Noémie est une jeune adolescente québécoise. Élevée en foyer, elle brûle de retourner vivre chez sa mère. Frustrée de se le voir une fois encore interdire, elle fugue et rejoint Léa, une ancienne pensionnaire de son foyer, qui vit désormais à Montréal. Le copain de Lea la force à se prostituer. Sous l’emprise de Zach, le nouveau copain qu’elle se fait dans les jours qui suivent son installation à Montréal, Noémie va bientôt devoir suivre le même chemin.
La prostitution, la violence physique et psychologique qu’elle provoque, les dilemmes qu’elle suscite, sont décidément des sujets qui nourrissent beaucoup de films. Sans remonter à Buñuel (Belle de jour), Godard (Deux ou trois choses que je sais d’elle, Vivre sa vie) ou Bonello (L’Apollonide), on pourrait citer Party Girl, Filles de joie et surtout Une femme du monde avec l’épatante Laure Calamy. L’automne dernier, on a vu l’adaptation à l’écran du livre choc d’Emma Becker, La Maison, qui, à rebours du discours abolitionniste dominant, essaie de réhabiliter la maison close décrite comme un chaleureux cocon sororal et la prostitution dès lors qu’elle reposerait sur un choix consenti. Pas plus tard que le mois dernier, À mon seul désir avait pour cadre un club de striptease et pour personnages les danseuses qui s’y produisaient.
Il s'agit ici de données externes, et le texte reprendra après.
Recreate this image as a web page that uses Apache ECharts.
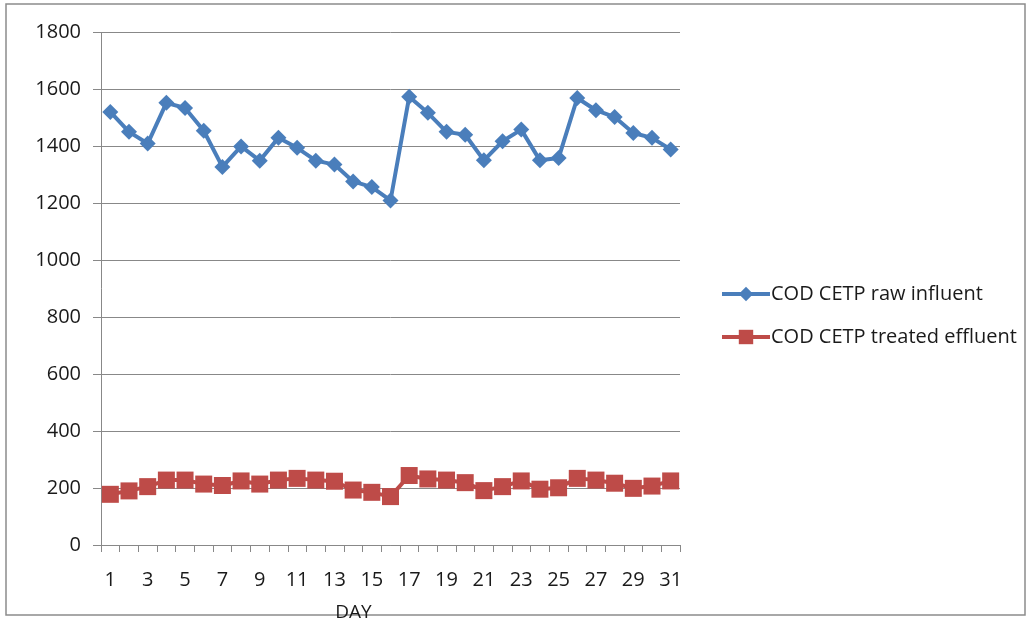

Noémie dit oui confronte une adolescente en perdition au traumatisme de la prostitution. Elle n’y tombe pas par hasard mais au terme d’un implacable cheminement qui l’amène du centre de jeunesse à la rue. Ce film québécois réussit à éviter les deux écueils qui le menaçaient : la glamorisation porno et le naturalisme misérabiliste.
Noémie dit oui n’est pas un film glamour. Au contraire. Les dizaines de passes successives que doit subir l’adolescente n’ont rien d’affriolant. Les hommes laids et veules qui se succèdent dans la chambre d’hôtel que son proxénète a louée pendant les trois journées que dure le Grand Prix de Formule 1 de Montréal (dont on apprend qu’il est le lieu de tous les excès) ne sont ni des Adonis ni des gentlemen. Toute femme tentée de se prostituer en imaginant que c’est de l’argent facilement gagné, tout homme fantasmant sur le recours à une prostituée pour passer un « bon moment » en compagnie d’une nymphomane décoincée devraient être invités d’urgence à voir ce film avant de passer à l’acte.
Pour autant, Noémie dit oui ne sombre pas dans un misérabilisme glauque ou moralisateur. Le mérite en revient en grande partie à l’héroïne, la jeune Kelly Depeault, de tous les plans. Tout le film repose sur ses -frêles – épaules, dans sa seconde partie, la plus éprouvante, dans le huis clos de cette chambre d’hôtel anonyme, mais aussi dans la première, portrait d’une adolescente ivre de colère et privée d’amour maternel.